Apocalypse et philosophie
Du cataclysme à la promesse
L’apocalypse philosophique existe-t-elle encore aujourd’hui ? Depuis le millénarisme médiéval de Joachim de Flore jusqu’aux annonces de Peter Sloterdijk, le discours du cataclysme n’a cessé de se renouveler et il reproduit en le modifiant un dispositif maintenant bien connu : un renversement du temps de l’histoire, en continuité avec l’approche par les catégories, déjà classiques depuis Hegel, d’une structure nécessaire, d’une téléologie. La plupart des philosophies de l’histoire, pensons seulement à Auguste Comte, considèrent le progrès comme le moteur d’une histoire orientée nécessairement vers le bien.
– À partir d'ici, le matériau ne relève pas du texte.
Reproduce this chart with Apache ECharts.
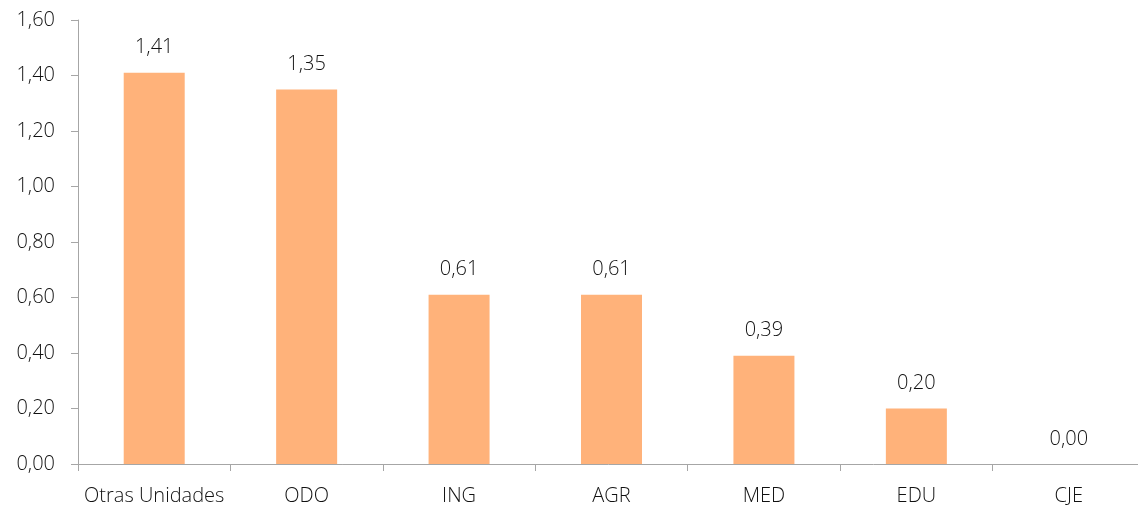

Le catastrophisme contemporain, autant scientifique que philosophique, propose de renverser cette structure : s’instaurant prophète d’une fin néfaste, fondée sur la ruine écologique et sur la terreur généralisée, il prophétise un désastre inéluctable, et pour certains déjà manifeste. Du stalinisme aux manipulations génétiques rendant possible la gestion de l’espèce humaine, Peter Sloterdijk, pour ne nommer que lui, appartient à cette catégorie de prophètes du mal nécessaire.